KESİN BİLGİ

(Bu yazı ilk olarak 14.11.2013 tarihli Taraf Gazetesinde yayınlanmıştır.)

Başbakan Erdoğan, üniversiteli öğrencilerin karma bir şekilde kaldıkları evlere devlet eliyle yapılması planlanan müdahalelerin en önemli gerekçelerinde biri olarak, “muhafazakâr” bir hükümet partisi olmalarını göstermişti.

Doktora çalışmam kapsamında İstanbul’da bazı muhafazakâr üniversite öğrencileriyle de mülakatlar yapmıştım. Bu görüşmelerde dinî yaşam ve kadın-erkek ilişkileri açısından en çok dile getirilen sorunlardan biri, toplu taşıma araçlarındaki, özellikle de metrobüslerdeki aşırı kalabalık ortam idi.

Kendi oy verdikleri hükümetin bazı yönlerini eleştirirken hiç kimse kız ve erkek öğrencilerin beraber kaldıkları evlerden bahsetmedi; ama metrobüslerin durumu, genel olarak da İstanbul trafiğini iyileştirme konusundaki ihmallerinden dolayı hükümete ve İstanbul Belediyesi’ne yönelik bir hayli eleştiri duydum.

Hâl böyle olunca, çözüm bekleyen apaçık bazı sorunlar önümüzde durmasına rağmen, neden önceliği su götürür bir konu günlerce ülke gündemini işgal ediyor, anlamak zor.

Kesin bilgi (yakîn) ile şüpheli bilgi (şekk) arasındaki farkı iyi bilen “muhafazakâr” yöneticilerimiz, kesin bilginin her zaman öncelik taşıdığını ve tercih edilmesi gerektiğini de çok iyi bilirler.

Kız ve erkek öğrencilerin aynı evde kaldıklarında ne yaptıkları, ayıp veya günah olarak neler işledikleri şüpheli bir bilgidir.

Ama İstanbul’un toplu taşıma araçlarındaki kadın ve erkek yolcuların hangi şartlarda ve ne şekilde yolculuk ettikleri kesin bir bilgidir.

Öğrencilerin mesafeli bir arkadaşlık kurup kurmadıkları ve fiziksel olarak birbirlerine ne kadar yaklaştıkları şüpheli bir bilgidir.

Ama metrobüslerdeki yolcuların birbirlerine fiziksel olarak ne kadar yaklaştıkları kesin bir bilgidir.

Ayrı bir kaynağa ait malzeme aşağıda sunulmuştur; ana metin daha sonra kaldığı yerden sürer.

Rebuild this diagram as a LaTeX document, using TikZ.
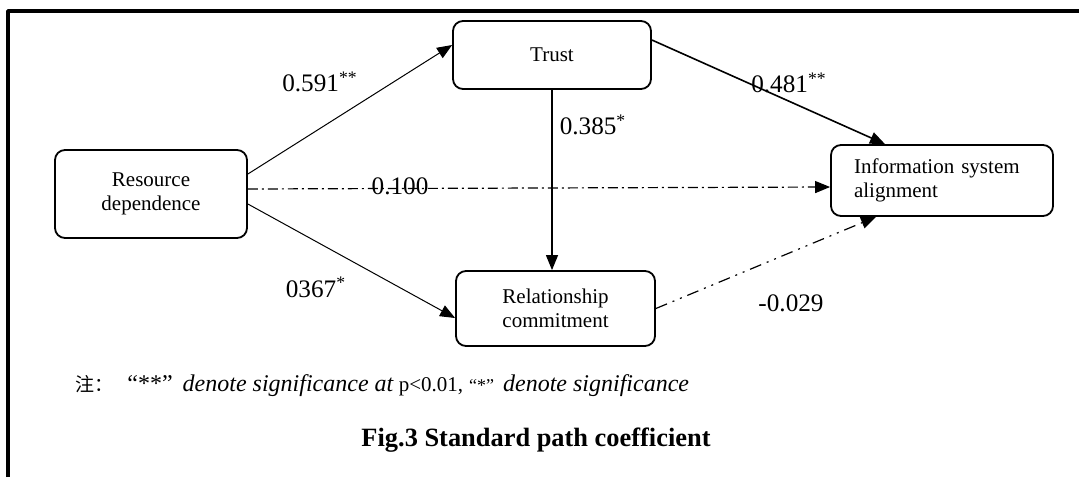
\documentclass[tikz,border=0pt]{standalone}
\usepackage{fontspec}
\setmainfont{Liberation Serif}
\newfontfamily\cjk{Noto Sans CJK SC}
\usetikzlibrary{arrows.meta}
\begin{document}
\begin{tikzpicture}[x=0.5pt,y=-0.5pt,line join=round,>={Triangle[length=7.5pt,width=6pt]},
  box/.style={draw,line width=0.9pt,rounded corners=5pt,align=center,inner sep=0pt,font=\fontsize{10.5}{12.2}\selectfont},
  coef/.style={inner sep=0pt,font=\fontsize{12.6}{14}\selectfont},
  dashdot/.style={dash pattern=on 5pt off 2pt on 1pt off 2pt},
  dashdotdot/.style={dash pattern=on 6pt off 3pt on 1pt off 3pt on 1pt off 3pt}]
\useasboundingbox (0,0) rectangle (1079,477);
\draw[line width=1.8pt] (8,477) -- (8,11) -- (1079,11);
\node[box,minimum width=96pt,minimum height=44pt] (rd) at (151,194) {Resource\\dependence};
\node[box,minimum width=99pt,minimum height=34pt] (trust) at (552,55) {Trust};
\node[box,minimum width=111pt,minimum height=35.5pt,align=left,text width=88pt,inner xsep=11.5pt] (isa) at (942,180.5) {Information system\\alignment};
\node[box,minimum width=99.5pt,minimum height=37.5pt] (rc) at (555.5,308.5) {Relationship\\commitment};
\draw[->,line width=0.5pt] ([yshift=10pt]rd.east) -- ([yshift=5pt]trust.west);
\draw[->,line width=0.5pt] ([yshift=-5pt]rd.east) -- ([yshift=-4.75pt]rc.west);
\draw[->,line width=0.6pt,dashdot] ([yshift=2.5pt]rd.east) -- ([yshift=-3.25pt]isa.west);
\draw[->,line width=0.8pt] ([yshift=7.5pt]trust.east) -- ([xshift=-28.5pt]isa.north);
\draw[->,line width=0.6pt] (trust.south) -- (trust.south |- rc.north);
\draw[->,line width=0.6pt,dashdotdot] (rc.east) -- ([xshift=-33pt]isa.south);
\node[coef] (c591) at (320,82) {0.591\textsuperscript{**}};
\node[coef] (c385) at (593,125) {0.385\textsuperscript{*}};
\node[coef] (c481) at (789,83) {0.481\textsuperscript{**}};
\node[coef] (c100) at (400,186) {0.100};
\node[coef] (c367) at (316,287) {0367\textsuperscript{*}};
\node[coef] (c029) at (791,303) {-0.029};
\node[anchor=base west,inner sep=0pt,font=\fontsize{12}{14}\selectfont] (note) at (75,391)
  {{\cjk\fontsize{9.5}{12}\selectfont 注：}\hspace{7pt}“**”\hspace{5pt}\textit{denote significance at}\hspace{2.5pt}{\fontsize{10.5}{12}\selectfont p<0.01,}\hspace{3pt}{\fontsize{9}{12}\selectfont “*”}\hspace{4.5pt}\textit{denote significance}};
\node[anchor=base,inner sep=0pt,font=\bfseries\fontsize{13.2}{15}\selectfont] (caption) at (536,446) {Fig.3 Standard path coefficient};
\end{tikzpicture}
\end{document}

Sözkonusu öğrencilerin anne-babalarının o şekildeki bir arkadaşlıktan rahatsız olup olmadıkları şüpheli bir bilgidir; çünkü bazı anne-babalar farklı ahlak anlayışlarına sahip, hatta farklı dinlerin müntesibi olabilirler.

Ama toplu taşıma araçlarındaki onca kadın yolcunun babalarının, eşlerinin ve çocuklarının, kadınların maruz kaldıkları o hâlden rahatsız oldukları, sırf o hâli yaşatmamak için fazladan özel araç aldıkları ve bunun da İstanbul trafiğini ayrıca zora soktuğu kesin bir bilgidir.

Kızlı-erkekli beraber kalan öğrencilerin sayısı az olmakla birlikte dile getirilen veya zannedilen rakamlar, adı üstünde şüpheli bir bilgidir.

Ama her gün yüzlerce ve binlerce değil, onbinlerce kadın ve erkeğin mevcut şartlar altında yolculuk ettikleri çok kesin bir bilgidir.

Öğrencilerin tartışma konusu olan evlerde kendi özgür iradeleriyle yaşadıkları, o mekânların onların özel alanı olduğu ve demokratik seküler bir devletin onların bu tercihlerine polis eliyle müdahale edemeyeceği kesin bir bilgidir.

Şehir açısından bakacak olursak, İstanbul trafiğindeki sorunların çevreye, insanların psikolojilerine, vakitlerine, çalışmalarının verimine yaptığı olumsuz etkinin büyük olduğu kesin bir bilgidir.

Peki, muhafazakâr kültür veya din açısından mahsurlu görülen eylemlerde bulunanlara karşı muhafazakâr veya dindar bir hükümet partisinin müdahale yetkisi ne kadardır?

Seküler ve demokratik bir devletin dindar bir yöneticisi kendi din ve dünya görüşlerini icraatlarına ne derecede yansıtabilecektir?

Diğer taraftan, İslam’da devletin bireysel tercihlere ve özel alana müdahale konusunda yetkisinin sınırları nelerdir?

Asıl cevabı bulunması gereken soruların bunlar olduğunu düşünüyorum.